A systematic review in public health synthesizes evidence on population-level interventions, health policy effectiveness, and determinants of health to inform decision-making at organizational, community, and governmental levels. Public health reviews differ from clinical systematic reviews because they evaluate complex interventions delivered across diverse settings, populations, and implementation contexts, requiring methodological approaches that go beyond standard Cochrane clinical trial synthesis.
Why Public Health Evidence Synthesis Demands Different Methods
The Medical Research Council (MRC) framework for complex interventions (Skivington et al., 2021) recognizes that public health programs involve multiple interacting components, operate across organizational levels, and produce outcomes shaped by context. A school-based obesity prevention program, for example, involves dietary education, physical activity components, parental engagement, and cafeteria policy changes, all operating simultaneously within specific socioeconomic and cultural environments.
This complexity means that the standard clinical question format often falls short. While the read about pico framework works well for drug trials, public health reviews frequently use PICOS (adding Setting) or SPIDER (Sample, Phenomenon of Interest, Design, Evaluation, Research type) to capture the full scope of the question. Our PICO/SPIDER framework generator supports both formats.
The Campbell Collaboration, the social science counterpart to Cochrane, maintains a library of systematic reviews on education, crime and justice, social welfare, and international development. Their methodological standards complement Cochrane's clinical focus and provide guidance specific to public health and social policy reviews.
Unlike clinical trials with well-defined endpoints, public health outcomes are often distal and diffuse. A tobacco control policy review might measure quit rates, initiation rates, secondhand smoke exposure, healthcare utilization, and economic productivity, each requiring different data sources and synthesis approaches.
Searching the Public Health Literature
Public health evidence is scattered across medical, social science, education, and policy databases. A comprehensive search strategy must cast a wider net than a typical clinical systematic review.
Core databases include PubMed/MEDLINE, Embase, and the Cochrane Library. But stopping here misses critical public health evidence found in CINAHL (nursing and allied health), PsycINFO (behavioral interventions), ERIC (education-based health programs), Social Science Citation Index, and Global Health (international public health, particularly low- and middle-income countries).
Grey literature is disproportionately important in public health reviews. Government reports, WHO technical documents, NGO evaluations, and conference proceedings often contain implementation evidence not published in peer-reviewed journals. Searching OpenGrey, the WHO IRIS repository, CDC WONDER, and organizational websites is standard practice.

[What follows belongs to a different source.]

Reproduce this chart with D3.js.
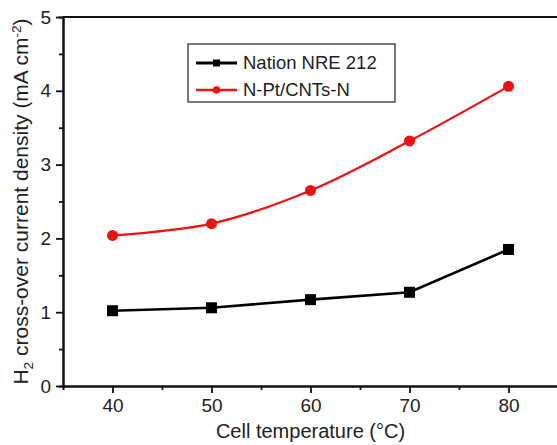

The search strategy development process for public health reviews requires balancing sensitivity (finding all relevant evidence) against the practical reality that broader searches generate thousands of records. A well-constructed strategy for a public health topic might retrieve 5,000 to 15,000 records, compared to 1,000 to 3,000 for a focused clinical question.
Handling Complex Interventions in Synthesis
Pooling results from complex public health interventions requires careful judgment about what is meaningfully combinable. The Cochrane Handbook (Chapter 12) provides guidance on synthesizing complex interventions, emphasizing the importance of developing a logic model before starting the review.
A logic model maps the hypothesized causal pathway from intervention components through mediators to outcomes. For a community-based diabetes prevention program, this might include: health literacy sessions (component) leading to dietary knowledge (mediator) leading to HbA1c reduction (outcome), with socioeconomic status and healthcare access as moderators.
Harvest plots and effect direction plots are visual synthesis tools particularly useful when meta-analysis is not feasible due to intervention heterogeneity. These methods, endorsed by the Cochrane Public Health Group, display the direction and magnitude of effects across studies without requiring standardized effect sizes.
When meta-analysis is appropriate, public health reviews frequently use random-effects models because between-study variation is expected and clinically meaningful. Meta-regression can explore whether intervention characteristics (duration, intensity, delivery mode) explain heterogeneity, and our practical forest plot generator visualizes these pooled estimates.